- Born: 19 July 1955 (age 71) New York
- Occupations: Singer; Actress;
- Musical career
- Genres: Pop; Disco; Funk; Pop rock;

= Rhonda Heath =

Rhonda Heath (born 19 July 1955) is an American-German singer and actress, notable for being a member of the Silver Convention and La Mama. Heath went on to launch a successful solo career in Germany and also starred in many German TV shows.

==Life and career==
Rhonda Heath began playing the piano at the age of five. She later studied music education at Adrian College in Michigan. Heath also went on to take acting lessons.

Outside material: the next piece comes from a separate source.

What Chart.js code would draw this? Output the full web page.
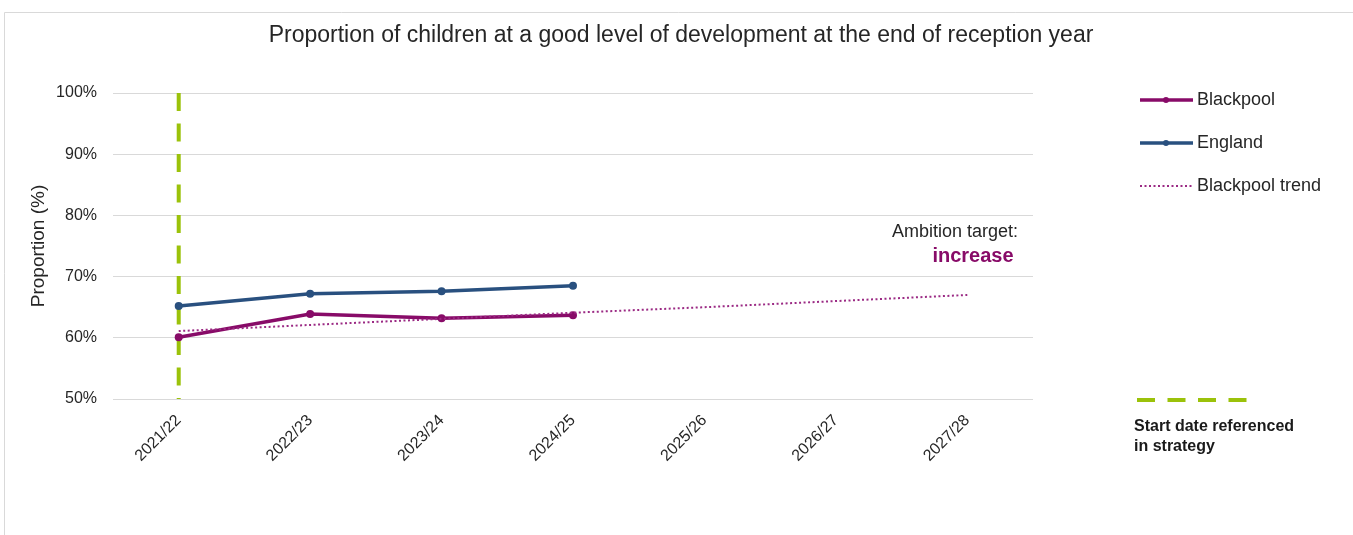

During an appearance in a New York music club in the summer of 1976, she was discovered by Sylvester Levay and Michael Kunze, who were looking for someone to replace Linda G. Thompson in their successful disco group — Silver Convention. Heath was hired and traveled to Munich, West Germany later that summer to record the Madhouse album. The following year in 1977, Heath and the two other members of the group represented Germany with the song "Telegram" at the Eurovision Song Contest in London. She would go on to record two other albums with the group — Summernights and Love in a Sleeper — before they split in 1979.

After the breakup in 1979, Heath released her first solo single with Kunze's Karma music label. In 1981, she won third place with her song "Forever and More" at the Seoul Song Festival in South Korea. By 1983, she had released more singles and two albums. In 1985 she replaced Judy Cheeks in the trio, La Mama. The trio broke up later that same year. Heath has also worked as a guest and studio singer for many other well-known artists, such as La Bionda and Boney M. Later, she took part again in the Eurovision Song Contest in 1985 with Gary Lux, and 1994 with Mekado as a backing singer.

Heath also pursued her acting career, as she starred in many ARD shows, such as Pfarrerin Lenau

She married a German citizen in 1990 and continues to live in Munich today.